Through three centuries, 16 presidents and six state high school hockey championships, the Warroad (Minn.) Pioneer has served this community of some 1,800 residents on Lake of the Woods, a stone’s throw from the Canadian border.
The front page of the current issue features news of a proposed hotel along with a look at the school musical, complete with a cast photo.
But unless a white knight comes riding over the horizon, these kinds of hometown stories — along with the weekly newspaper’s run of more than 120 years — are set to end with the May 7 issue.
Culprits behind the paper’s death include the digital revolution and the loss of advertising from local businesses, owner Rebecca Colden said Thursday.
“We’ve had a lot of businesses close in the community,” Colden said. “We just have less to pull from.”
The paper’s annual revenue of about $200,000 is down “a solid 30%” since she bought the publication in 2008. Her staff, which once numbered 10, now consists of just three people.
In addition to advertising losses, the paper has been hurt by the drying up of commercial-printing jobs that once brought in extra dollars.
“Because that’s gotten so easy to do online, we’ve seen that drop,” Colden said. “People print their own forms.”
The paper still has 1,100 subscribers who pay $38 a year for their 52 issues, but that’s not enough to keep the lights on.
“We know the subscribers that look forward to it, and we don’t want to let those people down,” Colden said. “But we’re also a small business, and no different from the flower shop or the dress shop or the gas station on the corner.
“If we can’t make it on the dollars and cents, then it’s not a viable business.”
Lisa Hills, executive director of the Minnesota Newspaper Association, called the Pioneer’s end “sad” and “a big loss for the community.”
Her group’s membership stands at about 300, she said, down slightly from around 320 five years ago.
Nationally, newspaper losses have been far greater than that.
A study last year by the University of North Carolina found that more than one in five American newspapers has closed in the last 15 years. About 1,400 communities that once had a newspaper now have no local news coverage at all.
That’s a big problem for society, said Reed Anfinson, owner of two rural Minnesota weeklies and president of the National Newspaper Association Foundation.
Especially in rural communities, the local newspaper “is socially and civically the most important organization in the community,” Anfinson said. “At the founding of the country, Madison and Jefferson and the others knew that to truly have a free country, you have to have an informed citizenry.”
Studies have shown that in communities without a newspaper, people vote less and are less active in the community, he added. Even city revenue bonds become more expensive, “because the lenders know there is no watchdog, and corruption is more likely.”
Colden said she’s “in some talks — can the paper be saved, and what would that look like? But if something doesn’t come full circle, and we don’t find a way of continuing, then May 7 will be our final issue.

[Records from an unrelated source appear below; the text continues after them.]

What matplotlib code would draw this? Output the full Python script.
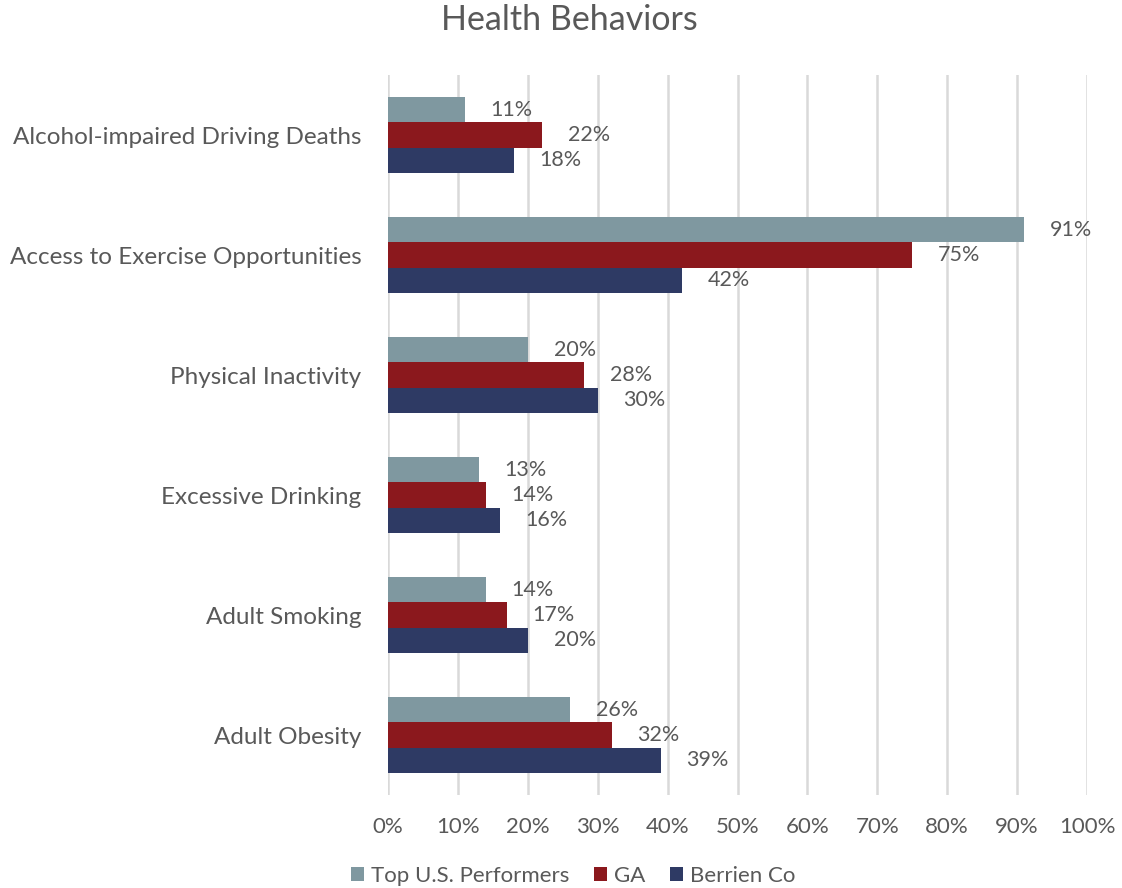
import matplotlib
matplotlib.use("Agg")
import matplotlib.pyplot as plt
import numpy as np

categories = ["Alcohol-impaired Driving Deaths", "Access to Exercise Opportunities",
              "Physical Inactivity", "Excessive Drinking", "Adult Smoking", "Adult Obesity"]
series_names = ["Top U.S. Performers", "GA", "Berrien Co"]
top_us = [11, 91, 20, 13, 14, 26]
ga = [22, 75, 28, 14, 17, 32]
berrien = [18, 42, 30, 16, 20, 39]
colors = ["#7F98A0", "#8B181D", "#2E3A64"]
xticks = [0, 10, 20, 30, 40, 50, 60, 70, 80, 90, 100]

plt.rcParams['font.family'] = ['Lato', 'DejaVu Sans']
txt = "#595959"

fig = plt.figure(figsize=(11.22, 8.88), dpi=100)
ax = fig.add_axes([388/1122, 1-795/888, (1087-388)/1122, 720/888])

y = np.arange(len(categories))
h = 0.209
for i, (vals, name, c) in enumerate(zip([top_us, ga, berrien], series_names, colors)):
    pos = y + (i - 1) * h
    ax.barh(pos, vals, height=h, color=c, label=name, zorder=3)
    for p, v in zip(pos, vals):
        ax.text(v + 3.7, p, f"{v}%", va="center", ha="left", fontsize=15.5, color=txt)

ax.set_ylim(len(categories) - 0.5, -0.5)
ax.set_xlim(0, 100)
ax.set_xticks(xticks)
ax.set_xticklabels([f"{t}%" for t in xticks], fontsize=16, color=txt)
ax.set_yticks(y)
ax.set_yticklabels(categories, fontsize=17.5, color=txt)
ax.tick_params(axis='both', length=0)
ax.tick_params(axis='x', pad=16)
ax.tick_params(axis='y', pad=19)
for s in ax.spines.values():
    s.set_visible(False)
ax.grid(axis='x', color="#D9D9D9", linewidth=1.8, zorder=0)
ax.set_axisbelow(True)

fig.text(569/1122, 1-20/888, "Health Behaviors", ha="center", va="center", fontsize=24.5, color=txt)
leg = fig.legend(loc="center", bbox_to_anchor=(573/1122, 1-876/888), ncol=3, frameon=False,
                 fontsize=16, handlelength=0.6, handleheight=0.6, handletextpad=0.3,
                 columnspacing=1.1)
for t in leg.get_texts():
    t.set_color(txt)

fig.savefig("out.png", dpi=100)
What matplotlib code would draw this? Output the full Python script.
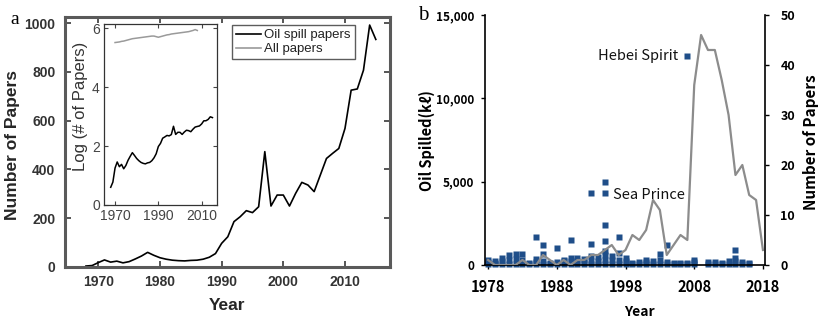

“I had to financially set a date that, this is as long as I can do it.”
The Warroad City Council has already prepared for the Pioneer’s demise. At a recent meeting, the council voted to designate the Roseau Times-Region, published about 20 miles away, as Warroad’s newspaper of record.
Times-Region publisher Jodi Wojciechowski said she will increase her coverage of Warroad, but that’s unlikely to fill the void, Anfinson said.
“Nothing can replace the community newspaper,” he said. “The digital world is not going to do it, we know that now.
“The internet is a king-of-the-hill game. There’s one Amazon, there’s one Apple, there’s one Google.
“The king survives with immense wealth, and everyone else is a peasant.”